Source data:
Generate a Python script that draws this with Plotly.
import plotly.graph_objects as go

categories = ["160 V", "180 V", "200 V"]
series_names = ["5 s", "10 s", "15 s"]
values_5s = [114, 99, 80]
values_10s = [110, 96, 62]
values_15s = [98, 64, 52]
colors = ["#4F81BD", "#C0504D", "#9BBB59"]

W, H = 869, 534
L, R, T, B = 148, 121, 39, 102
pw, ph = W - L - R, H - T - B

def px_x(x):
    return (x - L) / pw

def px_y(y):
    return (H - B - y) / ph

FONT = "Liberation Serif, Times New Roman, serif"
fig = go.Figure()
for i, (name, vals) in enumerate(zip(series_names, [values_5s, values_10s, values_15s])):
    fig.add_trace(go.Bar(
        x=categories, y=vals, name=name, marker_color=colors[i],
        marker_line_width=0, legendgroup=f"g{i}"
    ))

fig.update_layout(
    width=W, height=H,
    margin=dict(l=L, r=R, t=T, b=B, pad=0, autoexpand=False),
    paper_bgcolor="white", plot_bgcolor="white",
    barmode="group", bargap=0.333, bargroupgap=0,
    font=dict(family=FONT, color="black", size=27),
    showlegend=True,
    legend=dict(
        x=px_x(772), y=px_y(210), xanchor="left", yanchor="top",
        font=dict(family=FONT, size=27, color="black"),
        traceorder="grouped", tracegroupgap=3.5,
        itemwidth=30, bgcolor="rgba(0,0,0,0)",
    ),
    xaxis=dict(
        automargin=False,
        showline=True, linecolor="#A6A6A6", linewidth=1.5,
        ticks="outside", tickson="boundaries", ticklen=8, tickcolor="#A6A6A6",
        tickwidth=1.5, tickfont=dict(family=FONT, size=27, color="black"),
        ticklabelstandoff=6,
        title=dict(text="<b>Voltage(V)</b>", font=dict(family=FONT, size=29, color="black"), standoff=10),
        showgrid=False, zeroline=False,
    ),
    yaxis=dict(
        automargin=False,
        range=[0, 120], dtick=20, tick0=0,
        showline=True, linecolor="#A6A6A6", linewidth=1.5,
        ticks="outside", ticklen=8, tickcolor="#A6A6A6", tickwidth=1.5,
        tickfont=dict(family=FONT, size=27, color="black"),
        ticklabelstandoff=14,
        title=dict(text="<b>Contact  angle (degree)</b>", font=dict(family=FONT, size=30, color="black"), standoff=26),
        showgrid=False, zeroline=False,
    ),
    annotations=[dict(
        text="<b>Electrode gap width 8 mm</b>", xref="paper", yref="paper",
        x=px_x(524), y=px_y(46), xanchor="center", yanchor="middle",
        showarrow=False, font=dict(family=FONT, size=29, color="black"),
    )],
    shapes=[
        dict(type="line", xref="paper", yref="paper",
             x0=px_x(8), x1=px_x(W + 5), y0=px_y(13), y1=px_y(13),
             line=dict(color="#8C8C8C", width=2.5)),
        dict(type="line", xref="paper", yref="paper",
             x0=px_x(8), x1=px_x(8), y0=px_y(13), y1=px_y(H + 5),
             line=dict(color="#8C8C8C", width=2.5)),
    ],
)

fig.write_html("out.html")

Directive: Verbatim output is expected for the lines from the start of the data to the line in which "return (H - B - y) / ph" appears, both included.

Solution below:
Generate a Python script that draws this with Plotly.
import plotly.graph_objects as go

categories = ["160 V", "180 V", "200 V"]
series_names = ["5 s", "10 s", "15 s"]
values_5s = [114, 99, 80]
values_10s = [110, 96, 62]
values_15s = [98, 64, 52]
colors = ["#4F81BD", "#C0504D", "#9BBB59"]

W, H = 869, 534
L, R, T, B = 148, 121, 39, 102
pw, ph = W - L - R, H - T - B

def px_x(x):
    return (x - L) / pw

def px_y(y):
    return (H - B - y) / ph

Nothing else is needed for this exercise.